Mladen Bestvina (born 1959)[1] is a Croatian-American mathematician working in the area of geometric group theory.
John Walsh wrote in a review of Bestvina's monograph: 'This work, which formed the author's Ph.D. thesis at the University of Tennessee, represents a monumental step forward, having moved the status of the topological structure of higher-dimensional Menger compacta from one of "close to total ignorance" to one of "complete understanding".
A 1992 paper of Bestvina and Handel introduced the notion of a train track map for representing elements of Out(Fn).
[33] In the same paper they introduced the notion of a relative train track and applied train track methods to solve[33] the Scott conjecture, which says that for every automorphism α of a finitely generated free group Fn the fixed subgroup of α is free of rank at most n.
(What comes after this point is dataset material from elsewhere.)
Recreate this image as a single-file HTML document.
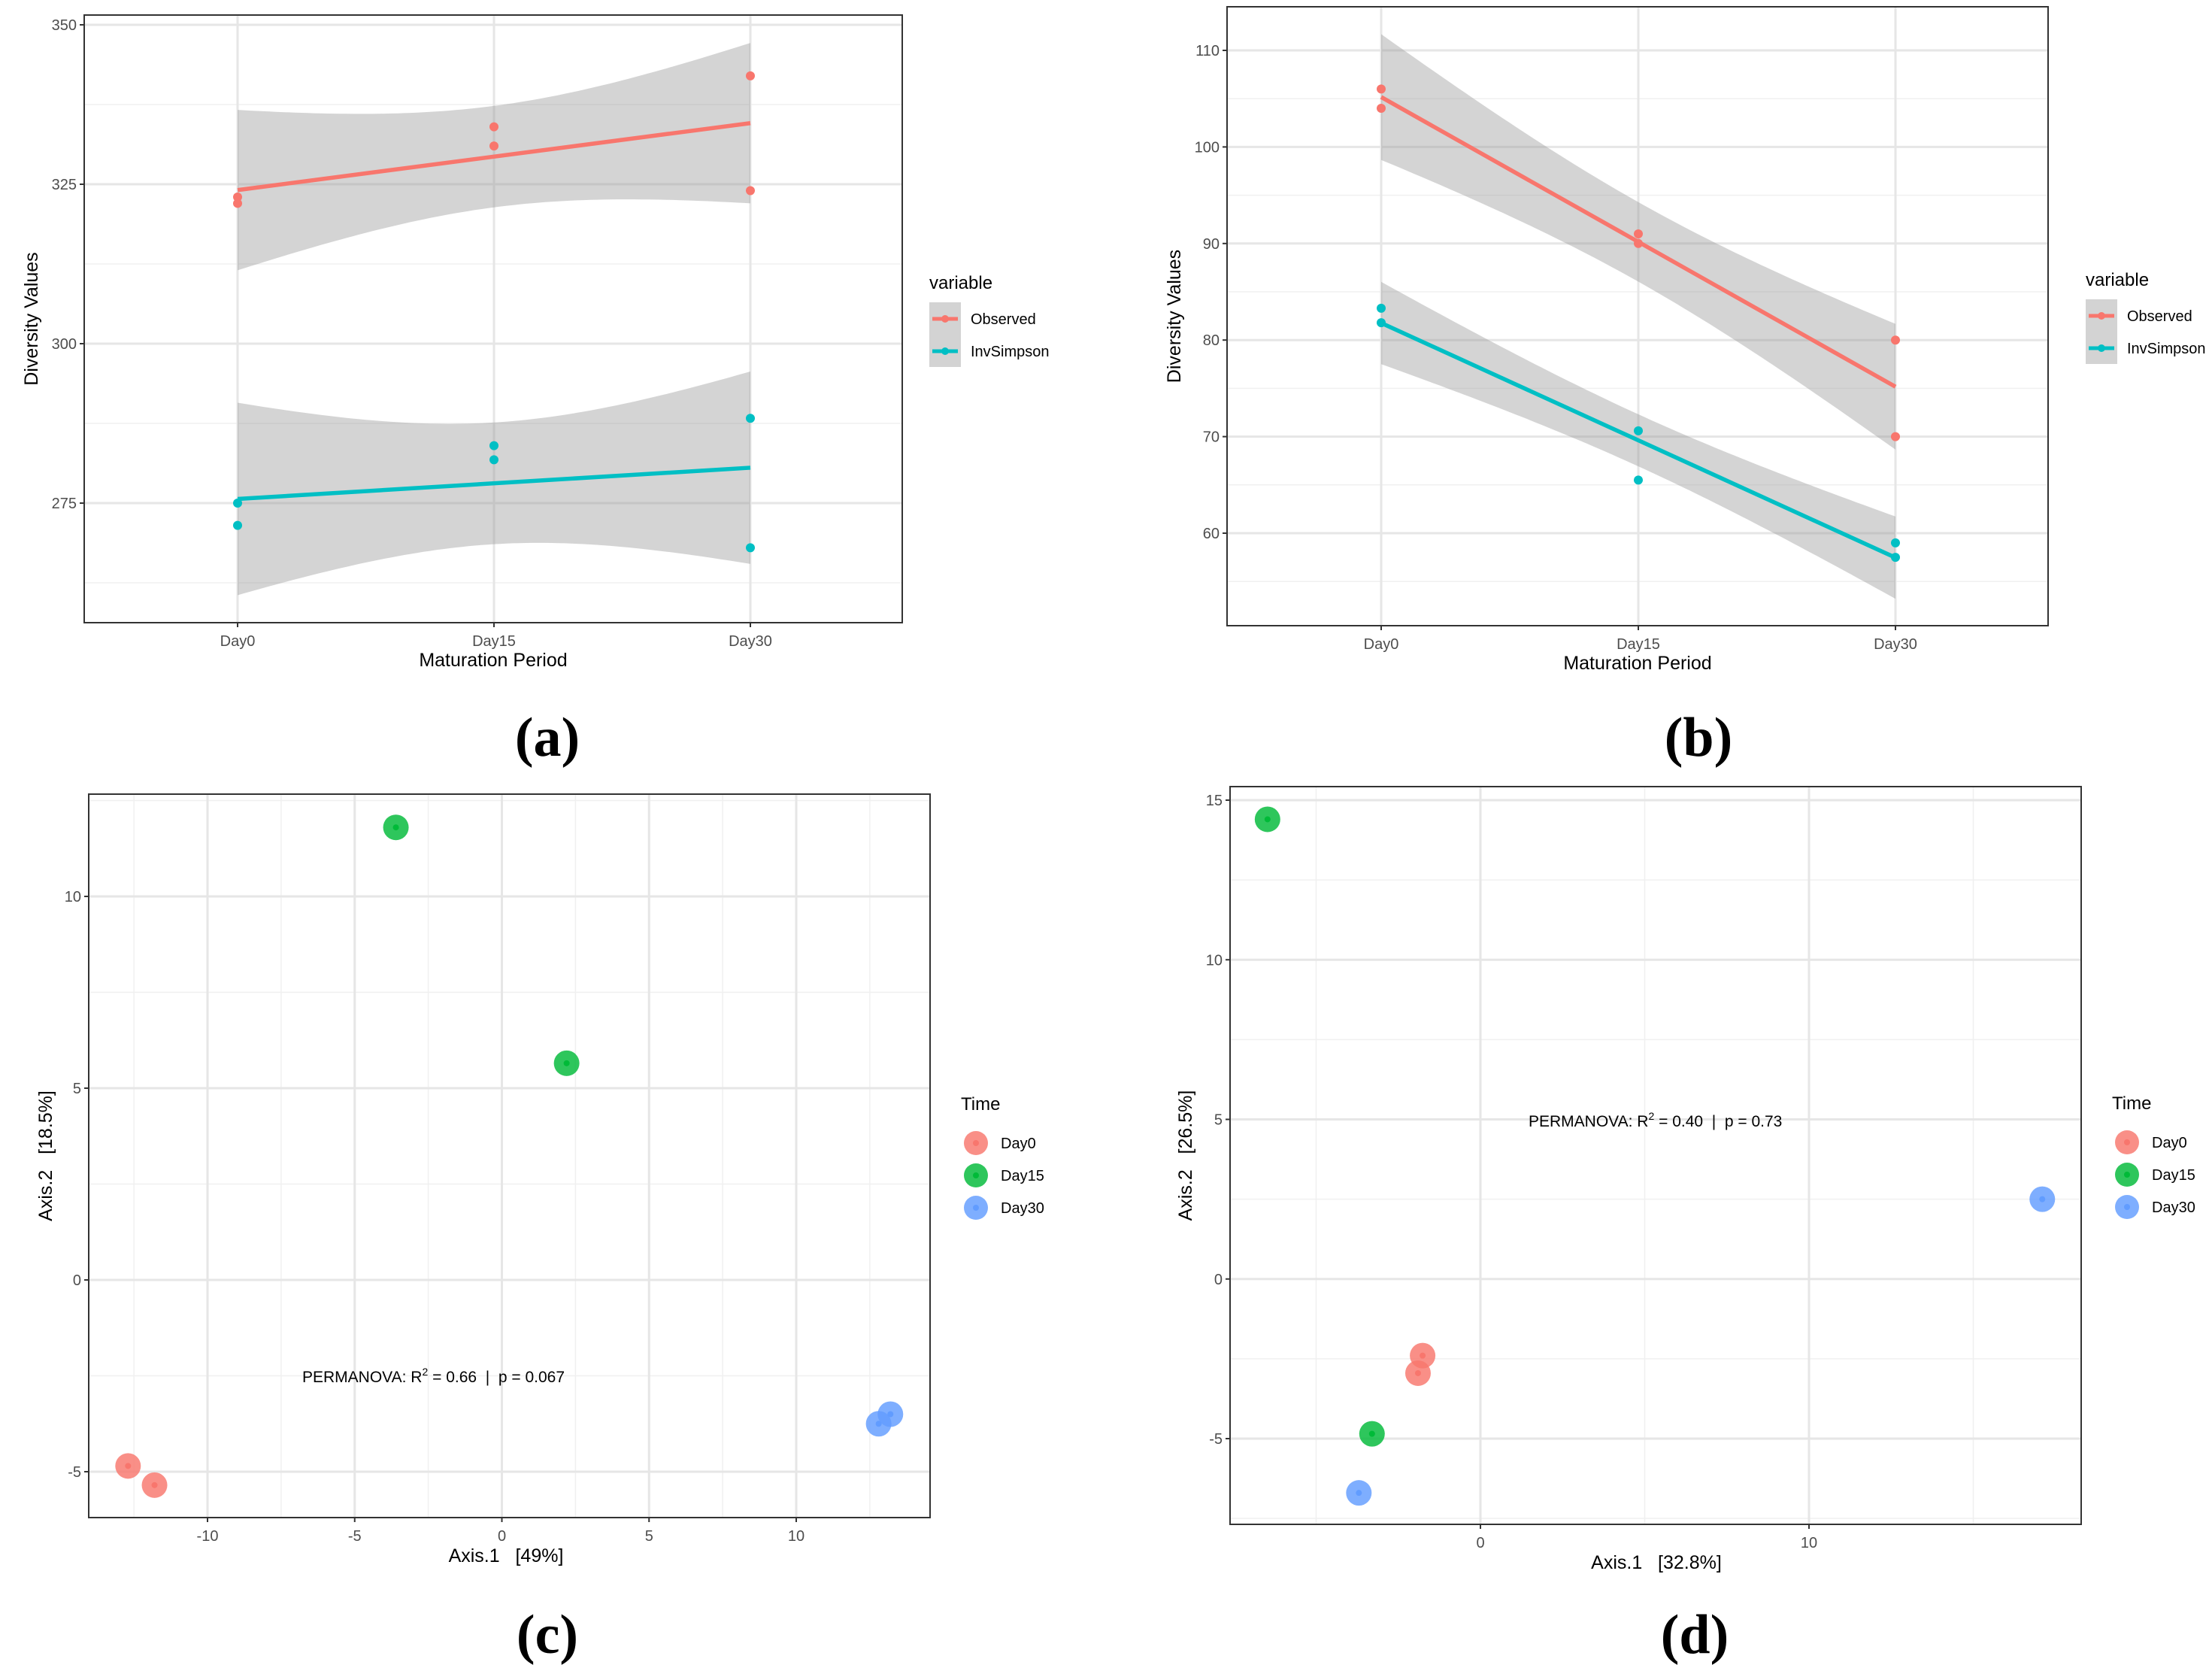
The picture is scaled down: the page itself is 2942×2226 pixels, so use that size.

Since then train tracks became a standard tool in the study of algebraic, geometric and dynamical properties of automorphisms of free groups and of subgroups of Out(Fn).
Bestvina, Feighn and Handel later proved that the group Out(Fn) satisfies the Tits alternative,[37][38] settling a long-standing open problem.
In a 1997 paper[39] Bestvina and Brady developed a version of discrete Morse theory for cubical complexes and applied it to study homological finiteness properties of subgroups of right-angled Artin groups.